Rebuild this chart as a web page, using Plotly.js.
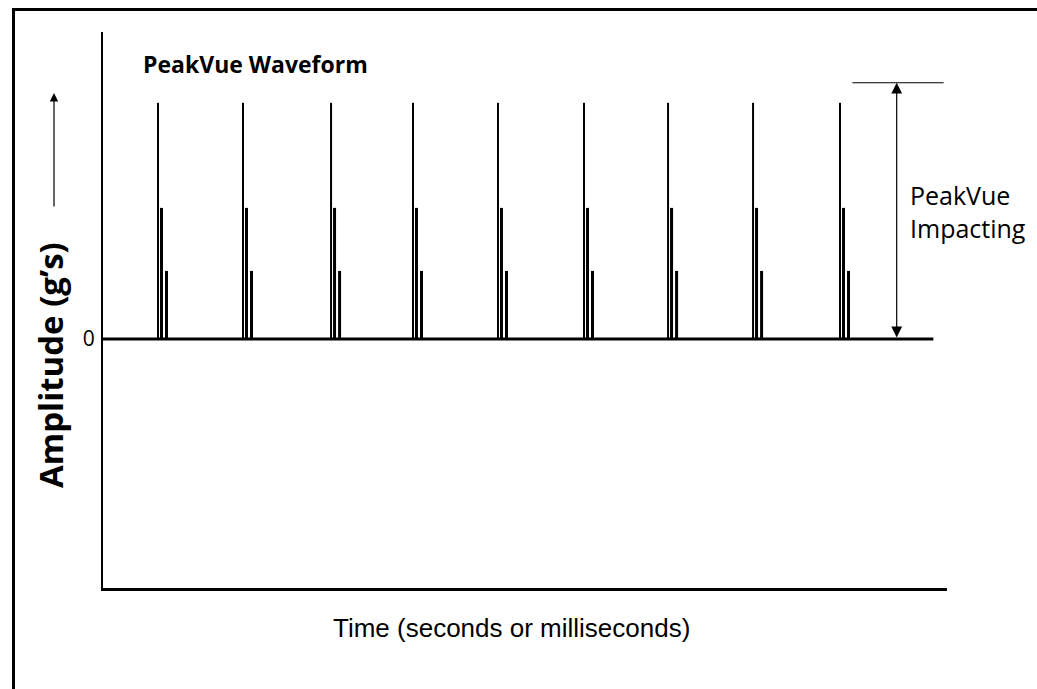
<!DOCTYPE html>
<html>
<head>
<meta charset="utf-8">
<script src="https://cdn.plot.ly/plotly-3.0.1.min.js"></script>
<style>
html,body{margin:0;padding:0;background:#fff;}
#chart{width:1037px;height:689px;}
</style>
</head>
<body>
<div id="chart"></div>
<script>
// Impact times (ms) of each PeakVue impact cluster
const impactTimes = [6.45, 16.42, 26.75, 36.36, 46.33, 56.42, 66.28, 76.25, 86.45];
// Each impact: main peak, followed by two decaying ringing peaks
const peakOffsets = [0, 0.41, 1.0];        // ms after the impact
const peakAmplitudes = [10.0, 5.55, 2.88]; // g's
// Baseline extent (ms)
const baselineTimes = [0, 97.4];
// PeakVue impacting dimension marker
const markerTime = 93.1;
const markerTop = 10.85;
const markerRefLine = [87.9, 98.6];

function spikeSeries(k) {
  const xs = [], ys = [];
  impactTimes.forEach(t => {
    xs.push(t + peakOffsets[k], t + peakOffsets[k], null);
    ys.push(0, peakAmplitudes[k], null);
  });
  return {x: xs, y: ys};
}

const traces = [];
traces.push({
  x: baselineTimes, y: [0, 0], type: 'scatter', mode: 'lines',
  line: {color: '#000', width: 3}, hoverinfo: 'skip'
});
const widths = [2, 3, 3];
for (let k = 0; k < 3; k++) {
  const s = spikeSeries(k);
  traces.push({
    x: s.x, y: s.y, type: 'scatter', mode: 'lines',
    line: {color: '#000', width: widths[k]}, hoverinfo: 'skip'
  });
}
traces.push({
  x: markerRefLine, y: [markerTop, markerTop], type: 'scatter', mode: 'lines',
  line: {color: '#000', width: 1}, hoverinfo: 'skip'
});

const W = 1037, H = 689;
const L = 103, R = 90, T = 32, B = 101;
const pw = W - L - R, ph = H - T - B;
const px = x => (x - L) / pw;
const py = y => (H - B - y) / ph;

const layout = {
  width: W, height: H,
  margin: {l: L, r: R, t: T, b: B, pad: 0},
  paper_bgcolor: '#fff', plot_bgcolor: '#fff',
  showlegend: false,
  xaxis: {
    range: [0, 99.0], showline: true, linecolor: '#000', linewidth: 3,
    showgrid: false, zeroline: false, showticklabels: false, ticks: ''
  },
  yaxis: {
    range: [-10.55, 13.0], showline: true, linecolor: '#000', linewidth: 2,
    showgrid: false, zeroline: false, ticks: '',
    tickvals: [0], ticktext: ['0'], ticklabelstandoff: 2,
    tickfont: {family: 'Open Sans, sans-serif', size: 21, color: '#000'}
  },
  shapes: [{
    type: 'path', xref: 'paper', yref: 'paper',
    path: `M ${px(13.5)},${py(720)} L ${px(13.5)},${py(9.5)} L ${px(1060)},${py(9.5)}`,
    line: {color: '#000', width: 3}
  }],
  annotations: [
    {
      x: markerTime, y: markerTop, xref: 'x', yref: 'y',
      ax: markerTime, ay: 0, axref: 'x', ayref: 'y',
      text: '', showarrow: true, arrowside: 'end+start',
      arrowhead: 2, arrowsize: 1.8, arrowwidth: 1.2, arrowcolor: '#000',
      standoff: 0, startstandoff: 0
    },
    {
      x: px(54), y: py(93), xref: 'paper', yref: 'paper',
      ax: 0, ay: 115, text: '', showarrow: true,
      arrowhead: 2, arrowsize: 1.4, arrowwidth: 1.2, arrowcolor: '#000'
    },
    {
      x: px(141), y: py(64), xref: 'paper', yref: 'paper',
      xanchor: 'left', yanchor: 'middle', showarrow: false,
      text: '<b>PeakVue Waveform</b>',
      font: {family: 'Open Sans, sans-serif', size: 23, color: '#000'}
    },
    {
      x: px(908), y: py(211), xref: 'paper', yref: 'paper',
      xanchor: 'left', yanchor: 'middle', showarrow: false, align: 'left',
      text: 'PeakVue<br>Impacting',
      font: {family: 'Open Sans, sans-serif', size: 25, color: '#000'}
    },
    {
      x: px(50), y: py(365), xref: 'paper', yref: 'paper',
      xanchor: 'center', yanchor: 'middle', showarrow: false, textangle: -90,
      text: '<b>Amplitude (g’s)</b>',
      font: {family: 'Open Sans, sans-serif', size: 33, color: '#000'}
    },
    {
      x: px(511), y: py(628), xref: 'paper', yref: 'paper',
      xanchor: 'center', yanchor: 'middle', showarrow: false,
      text: 'Time (seconds or milliseconds)',
      font: {family: 'Liberation Sans, Arial, sans-serif', size: 26, color: '#000'}
    }
  ]
};

Plotly.newPlot('chart', traces, layout, {staticPlot: true, displayModeBar: false});
</script>
</body>
</html>
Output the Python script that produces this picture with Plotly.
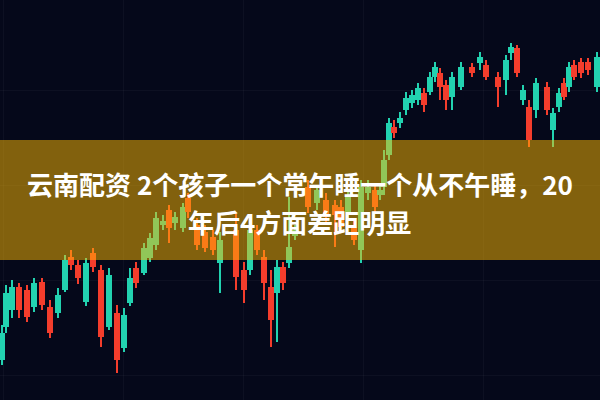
import numpy as np
import plotly.graph_objects as go

# time index of each candle
t = [2, 6, 12, 19, 27, 34, 42, 50, 58, 65, 71, 78, 86, 93, 101, 109, 117, 124, 130, 136,
     144, 150, 156, 163, 169, 175, 183, 188, 197, 205, 213, 220, 236, 244, 250, 257, 264, 271, 277, 283,
     289, 295, 308, 317, 326, 335, 341, 348, 354, 361, 368, 375, 380, 384, 389, 394, 400, 406, 412, 418,
     424, 430, 435, 440, 446, 452, 461, 472, 480, 486, 498, 506, 511, 517, 523, 529, 536, 547, 553, 559,
     564, 569, 574, 581, 588, 597]
open_ = [40, 73, 90, 113, 110, 93, 118, 93, 87, 110, 143, 135, 98, 147, 130, 73, 87, 52, 97, 132,
         127, 142, 155, 175, 190, 177, 172, 202, 175, 168, 163, 137, 170, 130, 130, 170, 143, 113, 107, 133,
         137, 164, 213, 197, 200, 195, 193, 188, 173, 150, 207, 210, 205, 213, 245, 273, 277, 290, 297, 300,
         307, 308, 323, 327, 315, 303, 313, 333, 337, 335, 323, 320, 347, 352, 300, 293, 290, 313, 270, 293,
         317, 313, 335, 338, 338, 313]
high = [75, 115, 120, 117, 115, 122, 122, 100, 112, 145, 150, 140, 142, 152, 135, 132, 95, 92, 132, 138,
        157, 167, 188, 185, 195, 188, 197, 207, 182, 175, 170, 168, 187, 138, 175, 175, 150, 130, 140, 138,
        203, 175, 220, 215, 207, 200, 200, 210, 180, 220, 220, 217, 215, 250, 282, 280, 288, 308, 310, 317,
        312, 328, 338, 332, 320, 328, 338, 337, 348, 340, 328, 345, 357, 355, 315, 300, 322, 318, 292, 312,
        322, 338, 340, 342, 342, 348]
low = [35, 67, 82, 82, 78, 88, 90, 62, 82, 108, 130, 116, 94, 128, 53, 70, 27, 48, 94, 112,
       125, 138, 150, 170, 157, 170, 168, 182, 150, 148, 145, 107, 110, 97, 125, 145, 100, 53, 58, 110,
       132, 160, 187, 190, 178, 153, 168, 182, 155, 137, 200, 188, 200, 205, 240, 262, 272, 285, 292, 295,
       288, 305, 318, 300, 290, 290, 310, 323, 330, 320, 293, 305, 340, 323, 295, 253, 282, 285, 253, 288,
       300, 308, 320, 322, 325, 308]
close = [67, 107, 113, 90, 83, 117, 95, 67, 105, 140, 135, 122, 137, 133, 63, 125, 40, 85, 122, 117,
         152, 162, 182, 179, 172, 183, 193, 188, 155, 152, 150, 160, 123, 110, 170, 150, 117, 80, 133, 117,
         153, 170, 193, 210, 183, 185, 173, 205, 160, 213, 213, 193, 210, 240, 277, 267, 282, 302, 305, 312,
         295, 323, 333, 313, 300, 323, 333, 327, 343, 323, 313, 340, 353, 327, 310, 260, 317, 290, 287, 307,
         303, 333, 323, 327, 330, 343]

title_line1 = "云南配资 2个孩子一个常午睡一个从不午睡，20"
title_line2 = "年后4方面差距明显"

UP = "#22d2b0"
DOWN = "#f43d2c"

t_a = np.array(t, dtype=float)
o_a = np.array(open_, dtype=float)
h_a = np.array(high, dtype=float)
l_a = np.array(low, dtype=float)
c_a = np.array(close, dtype=float)
up = c_a >= o_a
cols = np.where(up, UP, DOWN)

fig = go.Figure()
# wicks
fig.add_trace(go.Bar(x=t_a, y=h_a - l_a, base=l_a, width=1.6,
                     marker=dict(color=cols, line=dict(width=0)), hoverinfo="skip"))
# bodies
body_lo = np.minimum(o_a, c_a)
body_h = np.maximum(np.abs(c_a - o_a), 2)
fig.add_trace(go.Bar(x=t_a, y=body_h, base=body_lo, width=6,
                     marker=dict(color=cols, line=dict(width=0)), hoverinfo="skip"))

fig.update_layout(
    width=600, height=400,
    margin=dict(l=0, r=0, t=0, b=0),
    paper_bgcolor="#05081a", plot_bgcolor="#05081a",
    barmode="overlay", bargap=0, showlegend=False,
    xaxis=dict(range=[0, 600], showticklabels=False, showgrid=True,
               gridcolor="rgba(255,255,255,0.035)", dtick=120, tick0=3, zeroline=False),
    yaxis=dict(range=[0, 400], showticklabels=False, showgrid=True,
               gridcolor="rgba(255,255,255,0.035)", dtick=95, tick0=25, zeroline=False),
    shapes=[dict(type="rect", xref="paper", yref="paper", x0=0, x1=1, y0=0.35, y1=0.65,
                 fillcolor="rgba(255,186,0,0.5)", line=dict(width=0), layer="above")],
    annotations=[
        dict(text="<b>" + title_line1 + "</b>", xref="paper", yref="paper", x=0.5, y=(400 - 183) / 400,
             xanchor="center", yanchor="middle", showarrow=False,
             font=dict(family="Noto Sans CJK SC", size=26, color="white")),
        dict(text="<b>" + title_line2 + "</b>", xref="paper", yref="paper", x=0.4985, y=(400 - 221) / 400,
             xanchor="center", yanchor="middle", showarrow=False,
             font=dict(family="Noto Sans CJK SC", size=26, color="white")),
    ],
)

fig.write_html("out.html", config={"displayModeBar": False},
               post_script="document.body.style.margin='0';document.body.style.overflow='hidden';")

> _OBJECTIVE_: Copy nothing but the lines from the top of the data down to the line containing "const py = y => (H - B - y) / ph;", and leave the pictures out.

> _EXERCISE ANSWER_:
Rebuild this chart as a web page, using Plotly.js.
<!DOCTYPE html>
<html>
<head>
<meta charset="utf-8">
<script src="https://cdn.plot.ly/plotly-3.0.1.min.js"></script>
<style>
html,body{margin:0;padding:0;background:#fff;}
#chart{width:1037px;height:689px;}
</style>
</head>
<body>
<div id="chart"></div>
<script>
// Impact times (ms) of each PeakVue impact cluster
const impactTimes = [6.45, 16.42, 26.75, 36.36, 46.33, 56.42, 66.28, 76.25, 86.45];
// Each impact: main peak, followed by two decaying ringing peaks
const peakOffsets = [0, 0.41, 1.0];        // ms after the impact
const peakAmplitudes = [10.0, 5.55, 2.88]; // g's
// Baseline extent (ms)
const baselineTimes = [0, 97.4];
// PeakVue impacting dimension marker
const markerTime = 93.1;
const markerTop = 10.85;
const markerRefLine = [87.9, 98.6];

function spikeSeries(k) {
  const xs = [], ys = [];
  impactTimes.forEach(t => {
    xs.push(t + peakOffsets[k], t + peakOffsets[k], null);
    ys.push(0, peakAmplitudes[k], null);
  });
  return {x: xs, y: ys};
}

const traces = [];
traces.push({
  x: baselineTimes, y: [0, 0], type: 'scatter', mode: 'lines',
  line: {color: '#000', width: 3}, hoverinfo: 'skip'
});
const widths = [2, 3, 3];
for (let k = 0; k < 3; k++) {
  const s = spikeSeries(k);
  traces.push({
    x: s.x, y: s.y, type: 'scatter', mode: 'lines',
    line: {color: '#000', width: widths[k]}, hoverinfo: 'skip'
  });
}
traces.push({
  x: markerRefLine, y: [markerTop, markerTop], type: 'scatter', mode: 'lines',
  line: {color: '#000', width: 1}, hoverinfo: 'skip'
});

const W = 1037, H = 689;
const L = 103, R = 90, T = 32, B = 101;
const pw = W - L - R, ph = H - T - B;
const px = x => (x - L) / pw;
const py = y => (H - B - y) / ph;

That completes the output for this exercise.